Артистов угощали в каптерке среди грубо сколоченных стеллажей с аккуратными стопками постельного белья. Там попахивало хозяйственным мылом, единственное окно заслонял стеллаж, перегораживающий эту комнату поперек. Поэтому в той части каптерки, где находилась дверь, был полумрак. Когда угощали артистов, стол сестры-хозяйки, притулившийся сбоку, выдвигался на середину, накрывался чистой простыней, вокруг него ставились стулья; появлялись официантки в сопровождении диетсестры. На подносах были тарелки с винегретом и тоненькими, почти прозрачными ломтиками черного хлеба, такими тоненькими и прозрачными, что даже вкуса не почувствуешь — только слюна набежит в рот. И винегрета на тарелках было совсем мало — столовая ложка, рассыпанная так, чтобы казаться внушительной порцией. Через приоткрытую дверь я увидел раз, как угощают артистов. Они сконфуженно топтались около стола, кидая взгляды на тарелки, наш любимец-конферансье сглотнул, и я вдруг понял, что эти люди голодают, как голодал дома я, что все самое лучшее, самое питательное, отдается нам, раненым: мы даже компот на третье получали, настоящий довоенный компот с изюмом и черносливом.

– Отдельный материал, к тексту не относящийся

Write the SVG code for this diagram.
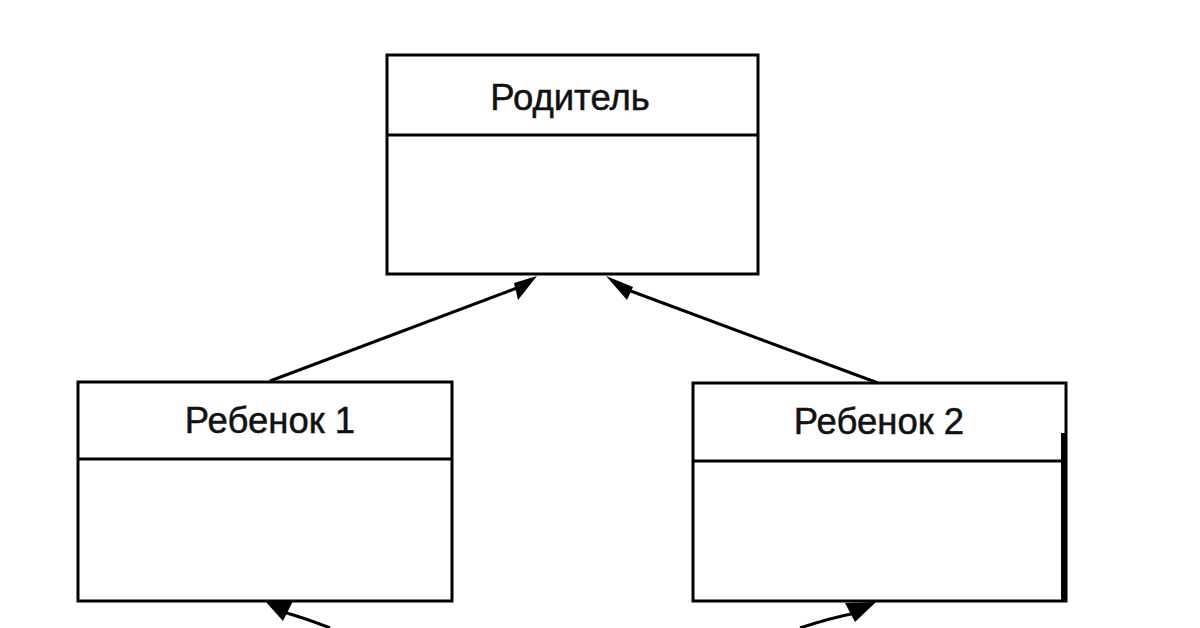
<svg xmlns="http://www.w3.org/2000/svg" width="1200" height="628" viewBox="0 0 1200 628">
<style>
.box{fill:#fff;stroke:#000;stroke-width:3}
.div{stroke:#000;stroke-width:3}
.lbl{font-family:"Liberation Sans",Arial,sans-serif;font-size:36.5px;fill:#111;stroke:#111;stroke-width:0.5;text-anchor:middle}
.ln{stroke:#000;stroke-width:3;fill:none}
.hd{fill:#000}
</style>
<rect width="1200" height="628" fill="#fff"/>
<g id="parent">
<rect class="box" x="387" y="55" width="371" height="219"/>
<line class="div" x1="387" y1="135" x2="758" y2="135"/>
<text class="lbl" x="570" y="110">Родитель</text>
</g>
<g id="child1">
<rect class="box" x="78" y="382" width="374" height="219"/>
<line class="div" x1="78" y1="459" x2="452" y2="459"/>
<text class="lbl" x="270" y="433">Ребенок 1</text>
</g>
<g id="child2">
<rect class="box" x="693" y="383" width="373" height="218"/>
<line class="div" x1="693" y1="461" x2="1066" y2="461"/>
<line x1="1064" y1="433" x2="1064" y2="601" stroke="#000" stroke-width="6"/>
<text class="lbl" x="879" y="434">Ребенок 2</text>
</g>
<g id="connectors">
<line class="ln" x1="270" y1="381" x2="522" y2="286"/>
<polygon class="hd" points="537,276 514,283 518,300"/>
<line class="ln" x1="878" y1="383" x2="620" y2="287"/>
<polygon class="hd" points="606,276 633,287 627,300"/>
<path class="ln" d="M283,612 Q305,618 330,628"/>
<polygon class="hd" points="265,601 293,601 283,621"/>
<path class="ln" d="M856,613 Q830,618 800,628"/>
<polygon class="hd" points="845,603 876,602 855,622"/>
</g>
</svg>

До тех пор я не спрашивал себя, как живут люди в Вольске, какие продукты получают по карточкам. Решил узнать об этом и в тот же день, перед отбоем, подойдя к сестринскому столику, принялся исподволь расспрашивать Катю: почему-то вбил себе в голову, что на прямые вопросы она не ответит. Катя долго не могла понять, чего я хочу, даже помрачнела: видимо, предположила, что я один из тех настырных обожателей, которые постоянно надоедали ей, приставали даже тогда, когда она разносила лекарства или кипятила шприцы. Поняв наконец, что я не намерен морочить ей голову, разговорилась.
— Летом еще ничего, летом огороды. Уже картошка поспела — наша палочка-выручалочка. В этом году, говорят, хороший урожай будет. А прошлым летом на картошку какая-то порча напала: почти все клубни с пустотой в середине были и быстро сгнивали в подполе.